We must, therefore, attempt internationally to get all the various legal jurisdictions where mas is played to proclaim similar copyright laws. Secondly, we must get all the Carnival associations abroad to link directly with us here. The link now is informal, we must get such links properly constituted and all the associations must hammer out a concise and concrete vision for the management of Carnivals, making similar demands on the cities around the world that benefit economically from the existence of a T&T-type Carnival.
A 1/2 per cent tax on hotel occupancy, a minimal tax on all sales and business transactions in the city that result directly from Carnival activities to be accrued to the coffers of the various associations, etc, are mere examples of what may be possible and can add up to a sizable lot.

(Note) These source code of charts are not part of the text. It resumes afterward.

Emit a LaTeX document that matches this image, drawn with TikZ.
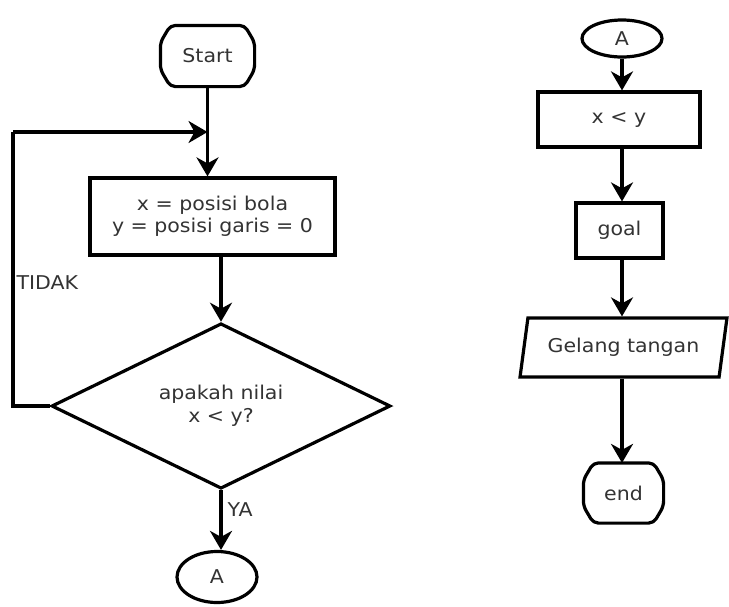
\documentclass[tikz,border=0pt]{standalone}
\usepackage{fontspec}
\setmainfont{DejaVu Sans}[FakeStretch=1.08]
\usetikzlibrary{shapes.geometric,arrows.meta,positioning}

\def\termcut{10pt}
\def\termside{17pt}
% terminal outline: flat top and bottom, bent sides
\def\drawterm#1{%
	\draw[line width=3.2pt, rounded corners=5pt]
	([xshift=\termcut]#1.north west) -- ([xshift=-\termcut]#1.north east)
	-- ([yshift=-\termside]#1.north east) -- ([yshift=\termside]#1.south east)
	-- ([xshift=-\termcut]#1.south east) -- ([xshift=\termcut]#1.south west)
	-- ([yshift=\termside]#1.south west) -- ([yshift=-\termside]#1.north west) -- cycle;}

\begin{document}
\begin{tikzpicture}[x=1pt,y=-1pt,line width=3.2pt,
	->,>={Stealth[length=19pt,width=22pt,inset=6pt]},
	font=\fontsize{19}{22.5}\selectfont,text=black!80]
	\tikzstyle{every node}=[inner sep=2pt]
	\tikzstyle{term}=[rectangle,minimum width=91pt,minimum height=58pt]
	\tikzstyle{process}=[rectangle,draw,minimum height=55pt,align=center]
	\tikzstyle{decision}=[diamond,draw,minimum width=339pt,minimum height=128pt,inner sep=0pt,align=center]
	\tikzstyle{connector}=[ellipse,draw,minimum width=80pt]
	\tikzstyle{io}=[trapezium,trapezium left angle=74,trapezium right angle=106,
		trapezium stretches=true,draw,minimum width=207pt,minimum height=59pt]
	\tikzstyle{annot}=[anchor=west]

	\useasboundingbox (0,0) rectangle (729,606);

	% Draw the left chart
	\node[term] (start) at (207.5,56) {Start};
	\drawterm{start}
	\node[process,minimum width=245pt,minimum height=77pt] (init) at (212.5,216.5)
		{x = posisi bola\\y = posisi garis = 0};
	\node[decision] (dec) at (221,406) {apakah nilai\\x < y?};
	\node[connector,minimum height=51pt] (A1) at (217,577) {A};

	% Draw the right chart
	\node[connector,minimum height=37pt] (A2) at (622,38.5) {A};
	\node[process,minimum width=162pt] (cmp) at (619,119.5) {x < y};
	\node[process,minimum width=87pt] (goal) at (619.5,230.5) {goal};
	\node[io] (band) at (623.5,347.5) {Gelang tangan};
	\node[term,minimum width=77pt,minimum height=57pt] (end) at (623.5,493) {end};
	\drawterm{end}

	% Connect the left chart
	\coordinate (join) at (207.5,132);
	\coordinate (back) at (13,132);
	\draw (start.south) -- (start.south |- init.north);
	\draw (dec.north |- init.south) -- (dec.north);
	\draw (dec.south) -- (dec.south |- A1.north);
	\draw[-] (dec.west) -| (back);
	\draw (back) -- (join);

	% Connect the right chart
	\draw (A2.south) -- (A2.south |- cmp.north);
	\draw (A2.south |- cmp.south) -- (A2.south |- goal.north);
	\draw (A2.south |- goal.south) -- (A2.south |- band.north);
	\draw (A2.south |- band.south) -- (A2.south |- end.north);

	% Annotate the branches
	\node[annot,fill=white,inner sep=1pt] (no) at (14,283) {TIDAK};
	\node[annot] (yes) at (224,510) {YA};

\end{tikzpicture}
\end{document}
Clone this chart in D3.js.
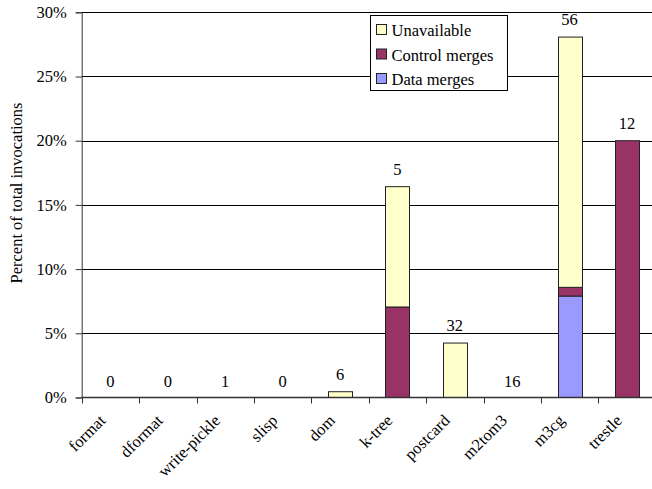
<!DOCTYPE html>
<html>
<head>
<meta charset="utf-8">
<script src="https://cdn.jsdelivr.net/npm/d3@7"></script>
<style>
  html, body { margin: 0; padding: 0; background: #fff; }
  svg { display: block; }
</style>
</head>
<body>
<svg id="chart" width="652" height="489"></svg>
<script>
// Benchmarks on the x axis
const programs = ["format", "dformat", "write-pickle", "slisp", "dom", "k-tree", "postcard", "m2tom3", "m3cg", "trestle"];
// Percent of total invocations, per merge kind (stacked bottom to top)
const dataMerges    = [0, 0, 0, 0, 0,    0,    0,    0, 7.9,  0];
const controlMerges = [0, 0, 0, 0, 0,    7.05, 0,    0, 0.68, 20.0];
const unavailable   = [0, 0, 0, 0, 0.45, 9.37, 4.24, 0, 19.49, 0];
// Count shown above each bar
const counts = [0, 0, 1, 0, 6, 5, 32, 16, 56, 12];
// Y axis ticks (percent)
const yTicks = [0, 5, 10, 15, 20, 25, 30];

const seriesNames = ["Data merges", "Control merges", "Unavailable"];
const seriesColors = { "Data merges": "#9999ff", "Control merges": "#993366", "Unavailable": "#ffffcc" };

const FONT = "'Liberation Serif', 'Times New Roman', Tinos, 'DejaVu Serif', serif";
const FS = "16.5px";

const rows = programs.map((p, i) => ({
  program: p,
  "Data merges": dataMerges[i],
  "Control merges": controlMerges[i],
  "Unavailable": unavailable[i]
}));

const svg = d3.select("#chart").style("font-family", FONT);
const plotLeft = 81.7, plotRight = 655.7, plotTop = 12.3, plotBottom = 397.5;

const x = d3.scaleBand().domain(programs).range([plotLeft, plotRight]).paddingInner(0).paddingOuter(0);
const y = d3.scaleLinear().domain([0, 30]).range([plotBottom, plotTop]);
const barW = x.bandwidth() * 0.42;

function styleText(sel) {
  return sel.style("font-family", FONT).style("font-size", FS).attr("fill", "#000");
}

// Horizontal gridlines
svg.append("g")
  .selectAll("line")
  .data(yTicks.filter(d => d > 0))
  .join("line")
  .attr("x1", plotLeft).attr("x2", plotRight)
  .attr("y1", d => Math.round(y(d)) + 0.5).attr("y2", d => Math.round(y(d)) + 0.5)
  .attr("stroke", "#000").attr("stroke-width", 1);

// Stacked bars
const stack = d3.stack().keys(seriesNames);
const layers = stack(rows);
svg.append("g")
  .selectAll("g")
  .data(layers)
  .join("g")
  .attr("fill", d => seriesColors[d.key])
  .selectAll("rect")
  .data(d => d.filter(s => s[1] - s[0] > 0))
  .join("rect")
  .attr("x", d => Math.round(x(d.data.program) + (x.bandwidth() - barW) / 2) + 0.5)
  .attr("y", d => y(d[1]))
  .attr("width", Math.round(barW))
  .attr("height", d => y(d[0]) - y(d[1]))
  .attr("stroke", "#222").attr("stroke-width", 1);

// Count labels above bars
const totals = rows.map(r => seriesNames.reduce((s, k) => s + r[k], 0));
svg.append("g")
  .selectAll("text")
  .data(programs)
  .join("text")
  .attr("x", d => x(d) + x.bandwidth() / 2)
  .attr("y", (d, i) => y(totals[i]) - (totals[i] > 0 ? 12 : 10.5))
  .attr("text-anchor", "middle")
  .call(styleText)
  .text((d, i) => counts[i]);

// Y axis
const yAxis = svg.append("g")
  .attr("transform", `translate(${plotLeft},0)`)
  .call(d3.axisLeft(y).tickValues(yTicks).tickFormat(d => d + "%").tickSize(6).tickPadding(9));
yAxis.attr("font-family", null).attr("font-size", null);
yAxis.select(".domain").attr("stroke", "#333");
yAxis.selectAll(".tick line").attr("stroke", "#333");
yAxis.selectAll("text").call(styleText);

// X axis: ticks on band boundaries
const xAxis = svg.append("g").attr("transform", `translate(0,${plotBottom})`);
xAxis.append("line")
  .attr("x1", plotLeft).attr("x2", plotRight).attr("y1", 0).attr("y2", 0)
  .attr("stroke", "#333").attr("stroke-width", 1.5);
xAxis.selectAll("line.tick")
  .data(programs.map(p => x(p)))
  .join("line")
  .attr("class", "tick")
  .attr("x1", d => Math.round(d) + 0.5).attr("x2", d => Math.round(d) + 0.5)
  .attr("y1", 0).attr("y2", 6)
  .attr("stroke", "#333");
xAxis.selectAll("text.label")
  .data(programs)
  .join("text")
  .attr("class", "label")
  .attr("transform", d => `translate(${x(d) + x.bandwidth() / 2 - 4},${24}) rotate(-45)`)
  .attr("text-anchor", "end")
  .call(styleText)
  .text(d => d);

// Y axis title
svg.append("text")
  .attr("transform", "translate(22,193) rotate(-90)")
  .attr("text-anchor", "middle")
  .call(styleText)
  .text("Percent of total invocations");

// Legend
const legend = svg.append("g");
legend.append("rect")
  .attr("x", 370.5).attr("y", 15.5).attr("width", 137).attr("height", 75)
  .attr("fill", "#fff").attr("stroke", "#000");
const legendOrder = ["Unavailable", "Control merges", "Data merges"];
const ly = d3.scalePoint().domain(legendOrder).range([30, 79]);
legendOrder.forEach(k => {
  legend.append("rect")
    .attr("x", 376.5).attr("y", ly(k) - 5.5).attr("width", 10).attr("height", 10)
    .attr("fill", seriesColors[k]).attr("stroke", "#222");
  legend.append("text")
    .attr("x", 391.5).attr("y", ly(k) + 6)
    .call(styleText)
    .text(k);
});
</script>
</body>
</html>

We must forego seeking handouts for Carnival and start at home to get proper value for what we create and for the joy we bring to the hearts and minds of so many.
Once such a vision is established, the possibilities for our Carnival and the 100 others shall become limitless.
Most of all, out of such revenues we should be able to build our own Carnival Centre to house the parade, since begging governments have failed to date to take Carnival away from the Savannah. Stop playing mas for nothing and everything shall be given unto us!